■ DATASET SECTION:
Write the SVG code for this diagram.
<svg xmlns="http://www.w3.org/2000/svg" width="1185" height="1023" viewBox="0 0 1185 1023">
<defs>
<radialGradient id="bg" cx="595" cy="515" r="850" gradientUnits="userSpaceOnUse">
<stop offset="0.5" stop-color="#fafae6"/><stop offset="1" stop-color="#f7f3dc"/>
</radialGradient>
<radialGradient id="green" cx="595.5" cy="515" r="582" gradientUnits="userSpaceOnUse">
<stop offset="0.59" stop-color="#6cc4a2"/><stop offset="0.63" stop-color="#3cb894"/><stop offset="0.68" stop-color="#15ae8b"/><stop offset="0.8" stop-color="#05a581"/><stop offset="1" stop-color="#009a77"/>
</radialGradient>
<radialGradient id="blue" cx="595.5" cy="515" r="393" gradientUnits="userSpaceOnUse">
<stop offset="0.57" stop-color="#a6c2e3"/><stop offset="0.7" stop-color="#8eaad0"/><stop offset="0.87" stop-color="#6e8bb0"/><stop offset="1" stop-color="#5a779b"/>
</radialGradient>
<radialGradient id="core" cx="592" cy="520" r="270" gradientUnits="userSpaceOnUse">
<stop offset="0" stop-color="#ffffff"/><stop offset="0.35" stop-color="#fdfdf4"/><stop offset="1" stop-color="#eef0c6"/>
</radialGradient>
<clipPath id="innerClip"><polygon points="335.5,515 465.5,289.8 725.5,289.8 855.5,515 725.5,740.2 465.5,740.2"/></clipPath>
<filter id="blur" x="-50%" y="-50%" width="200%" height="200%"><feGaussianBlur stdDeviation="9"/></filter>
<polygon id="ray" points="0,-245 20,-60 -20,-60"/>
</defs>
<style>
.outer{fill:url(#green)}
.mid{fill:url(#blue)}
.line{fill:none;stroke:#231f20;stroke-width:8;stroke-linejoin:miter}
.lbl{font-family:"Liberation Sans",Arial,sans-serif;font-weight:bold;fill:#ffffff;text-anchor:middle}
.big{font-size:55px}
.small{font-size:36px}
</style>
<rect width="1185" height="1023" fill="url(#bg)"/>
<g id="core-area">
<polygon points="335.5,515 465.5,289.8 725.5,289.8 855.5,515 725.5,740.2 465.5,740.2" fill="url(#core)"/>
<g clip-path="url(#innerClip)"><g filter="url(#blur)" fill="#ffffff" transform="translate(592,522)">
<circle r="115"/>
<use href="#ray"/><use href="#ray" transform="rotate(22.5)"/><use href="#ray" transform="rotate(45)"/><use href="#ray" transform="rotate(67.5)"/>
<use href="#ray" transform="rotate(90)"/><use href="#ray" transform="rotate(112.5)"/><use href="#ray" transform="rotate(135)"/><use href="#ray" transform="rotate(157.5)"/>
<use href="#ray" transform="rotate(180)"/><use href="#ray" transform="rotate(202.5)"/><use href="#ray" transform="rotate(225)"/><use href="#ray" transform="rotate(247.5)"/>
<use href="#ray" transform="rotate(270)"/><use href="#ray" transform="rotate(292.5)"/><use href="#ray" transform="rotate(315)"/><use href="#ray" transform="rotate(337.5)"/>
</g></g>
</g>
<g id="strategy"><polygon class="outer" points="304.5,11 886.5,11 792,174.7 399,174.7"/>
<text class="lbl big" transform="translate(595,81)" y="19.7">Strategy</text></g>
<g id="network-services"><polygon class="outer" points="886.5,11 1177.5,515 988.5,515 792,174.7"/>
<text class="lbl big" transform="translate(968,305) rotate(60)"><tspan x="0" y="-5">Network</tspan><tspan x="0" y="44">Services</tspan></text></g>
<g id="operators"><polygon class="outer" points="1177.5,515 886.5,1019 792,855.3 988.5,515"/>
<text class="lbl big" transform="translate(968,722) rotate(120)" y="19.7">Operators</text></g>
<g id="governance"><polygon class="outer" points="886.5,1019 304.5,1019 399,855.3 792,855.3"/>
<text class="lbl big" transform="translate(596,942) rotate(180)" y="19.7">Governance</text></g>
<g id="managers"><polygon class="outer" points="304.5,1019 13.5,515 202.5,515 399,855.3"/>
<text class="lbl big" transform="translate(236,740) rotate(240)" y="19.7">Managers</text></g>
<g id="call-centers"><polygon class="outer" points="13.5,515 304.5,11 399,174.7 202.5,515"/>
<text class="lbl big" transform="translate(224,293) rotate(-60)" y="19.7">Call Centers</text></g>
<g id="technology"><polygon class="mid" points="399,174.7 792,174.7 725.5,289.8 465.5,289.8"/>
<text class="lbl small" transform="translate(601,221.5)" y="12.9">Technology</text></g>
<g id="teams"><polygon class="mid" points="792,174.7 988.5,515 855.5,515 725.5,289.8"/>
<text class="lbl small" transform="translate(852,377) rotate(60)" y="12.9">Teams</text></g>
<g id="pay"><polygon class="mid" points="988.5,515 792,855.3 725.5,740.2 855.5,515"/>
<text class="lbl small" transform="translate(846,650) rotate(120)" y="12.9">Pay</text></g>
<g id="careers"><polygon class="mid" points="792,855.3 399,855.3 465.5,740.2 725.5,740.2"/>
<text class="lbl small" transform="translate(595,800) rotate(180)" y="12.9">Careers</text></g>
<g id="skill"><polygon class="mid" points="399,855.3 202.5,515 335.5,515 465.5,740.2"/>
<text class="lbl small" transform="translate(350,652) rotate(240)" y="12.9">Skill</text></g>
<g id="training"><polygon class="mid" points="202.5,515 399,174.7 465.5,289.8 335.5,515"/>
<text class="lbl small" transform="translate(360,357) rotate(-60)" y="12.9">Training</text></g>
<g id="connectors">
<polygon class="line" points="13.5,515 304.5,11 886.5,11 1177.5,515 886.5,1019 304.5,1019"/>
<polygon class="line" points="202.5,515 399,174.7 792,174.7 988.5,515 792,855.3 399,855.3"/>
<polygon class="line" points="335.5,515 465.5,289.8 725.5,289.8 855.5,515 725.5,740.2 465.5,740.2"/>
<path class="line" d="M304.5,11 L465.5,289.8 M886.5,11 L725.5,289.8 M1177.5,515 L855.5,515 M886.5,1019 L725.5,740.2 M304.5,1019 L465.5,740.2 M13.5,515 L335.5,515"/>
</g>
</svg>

■ REQUIRED WORK: Recite the full listing above exactly.

■ TASK OUTPUT:
Write the SVG code for this diagram.
<svg xmlns="http://www.w3.org/2000/svg" width="1185" height="1023" viewBox="0 0 1185 1023">
<defs>
<radialGradient id="bg" cx="595" cy="515" r="850" gradientUnits="userSpaceOnUse">
<stop offset="0.5" stop-color="#fafae6"/><stop offset="1" stop-color="#f7f3dc"/>
</radialGradient>
<radialGradient id="green" cx="595.5" cy="515" r="582" gradientUnits="userSpaceOnUse">
<stop offset="0.59" stop-color="#6cc4a2"/><stop offset="0.63" stop-color="#3cb894"/><stop offset="0.68" stop-color="#15ae8b"/><stop offset="0.8" stop-color="#05a581"/><stop offset="1" stop-color="#009a77"/>
</radialGradient>
<radialGradient id="blue" cx="595.5" cy="515" r="393" gradientUnits="userSpaceOnUse">
<stop offset="0.57" stop-color="#a6c2e3"/><stop offset="0.7" stop-color="#8eaad0"/><stop offset="0.87" stop-color="#6e8bb0"/><stop offset="1" stop-color="#5a779b"/>
</radialGradient>
<radialGradient id="core" cx="592" cy="520" r="270" gradientUnits="userSpaceOnUse">
<stop offset="0" stop-color="#ffffff"/><stop offset="0.35" stop-color="#fdfdf4"/><stop offset="1" stop-color="#eef0c6"/>
</radialGradient>
<clipPath id="innerClip"><polygon points="335.5,515 465.5,289.8 725.5,289.8 855.5,515 725.5,740.2 465.5,740.2"/></clipPath>
<filter id="blur" x="-50%" y="-50%" width="200%" height="200%"><feGaussianBlur stdDeviation="9"/></filter>
<polygon id="ray" points="0,-245 20,-60 -20,-60"/>
</defs>
<style>
.outer{fill:url(#green)}
.mid{fill:url(#blue)}
.line{fill:none;stroke:#231f20;stroke-width:8;stroke-linejoin:miter}
.lbl{font-family:"Liberation Sans",Arial,sans-serif;font-weight:bold;fill:#ffffff;text-anchor:middle}
.big{font-size:55px}
.small{font-size:36px}
</style>
<rect width="1185" height="1023" fill="url(#bg)"/>
<g id="core-area">
<polygon points="335.5,515 465.5,289.8 725.5,289.8 855.5,515 725.5,740.2 465.5,740.2" fill="url(#core)"/>
<g clip-path="url(#innerClip)"><g filter="url(#blur)" fill="#ffffff" transform="translate(592,522)">
<circle r="115"/>
<use href="#ray"/><use href="#ray" transform="rotate(22.5)"/><use href="#ray" transform="rotate(45)"/><use href="#ray" transform="rotate(67.5)"/>
<use href="#ray" transform="rotate(90)"/><use href="#ray" transform="rotate(112.5)"/><use href="#ray" transform="rotate(135)"/><use href="#ray" transform="rotate(157.5)"/>
<use href="#ray" transform="rotate(180)"/><use href="#ray" transform="rotate(202.5)"/><use href="#ray" transform="rotate(225)"/><use href="#ray" transform="rotate(247.5)"/>
<use href="#ray" transform="rotate(270)"/><use href="#ray" transform="rotate(292.5)"/><use href="#ray" transform="rotate(315)"/><use href="#ray" transform="rotate(337.5)"/>
</g></g>
</g>
<g id="strategy"><polygon class="outer" points="304.5,11 886.5,11 792,174.7 399,174.7"/>
<text class="lbl big" transform="translate(595,81)" y="19.7">Strategy</text></g>
<g id="network-services"><polygon class="outer" points="886.5,11 1177.5,515 988.5,515 792,174.7"/>
<text class="lbl big" transform="translate(968,305) rotate(60)"><tspan x="0" y="-5">Network</tspan><tspan x="0" y="44">Services</tspan></text></g>
<g id="operators"><polygon class="outer" points="1177.5,515 886.5,1019 792,855.3 988.5,515"/>
<text class="lbl big" transform="translate(968,722) rotate(120)" y="19.7">Operators</text></g>
<g id="governance"><polygon class="outer" points="886.5,1019 304.5,1019 399,855.3 792,855.3"/>
<text class="lbl big" transform="translate(596,942) rotate(180)" y="19.7">Governance</text></g>
<g id="managers"><polygon class="outer" points="304.5,1019 13.5,515 202.5,515 399,855.3"/>
<text class="lbl big" transform="translate(236,740) rotate(240)" y="19.7">Managers</text></g>
<g id="call-centers"><polygon class="outer" points="13.5,515 304.5,11 399,174.7 202.5,515"/>
<text class="lbl big" transform="translate(224,293) rotate(-60)" y="19.7">Call Centers</text></g>
<g id="technology"><polygon class="mid" points="399,174.7 792,174.7 725.5,289.8 465.5,289.8"/>
<text class="lbl small" transform="translate(601,221.5)" y="12.9">Technology</text></g>
<g id="teams"><polygon class="mid" points="792,174.7 988.5,515 855.5,515 725.5,289.8"/>
<text class="lbl small" transform="translate(852,377) rotate(60)" y="12.9">Teams</text></g>
<g id="pay"><polygon class="mid" points="988.5,515 792,855.3 725.5,740.2 855.5,515"/>
<text class="lbl small" transform="translate(846,650) rotate(120)" y="12.9">Pay</text></g>
<g id="careers"><polygon class="mid" points="792,855.3 399,855.3 465.5,740.2 725.5,740.2"/>
<text class="lbl small" transform="translate(595,800) rotate(180)" y="12.9">Careers</text></g>
<g id="skill"><polygon class="mid" points="399,855.3 202.5,515 335.5,515 465.5,740.2"/>
<text class="lbl small" transform="translate(350,652) rotate(240)" y="12.9">Skill</text></g>
<g id="training"><polygon class="mid" points="202.5,515 399,174.7 465.5,289.8 335.5,515"/>
<text class="lbl small" transform="translate(360,357) rotate(-60)" y="12.9">Training</text></g>
<g id="connectors">
<polygon class="line" points="13.5,515 304.5,11 886.5,11 1177.5,515 886.5,1019 304.5,1019"/>
<polygon class="line" points="202.5,515 399,174.7 792,174.7 988.5,515 792,855.3 399,855.3"/>
<polygon class="line" points="335.5,515 465.5,289.8 725.5,289.8 855.5,515 725.5,740.2 465.5,740.2"/>
<path class="line" d="M304.5,11 L465.5,289.8 M886.5,11 L725.5,289.8 M1177.5,515 L855.5,515 M886.5,1019 L725.5,740.2 M304.5,1019 L465.5,740.2 M13.5,515 L335.5,515"/>
</g>
</svg>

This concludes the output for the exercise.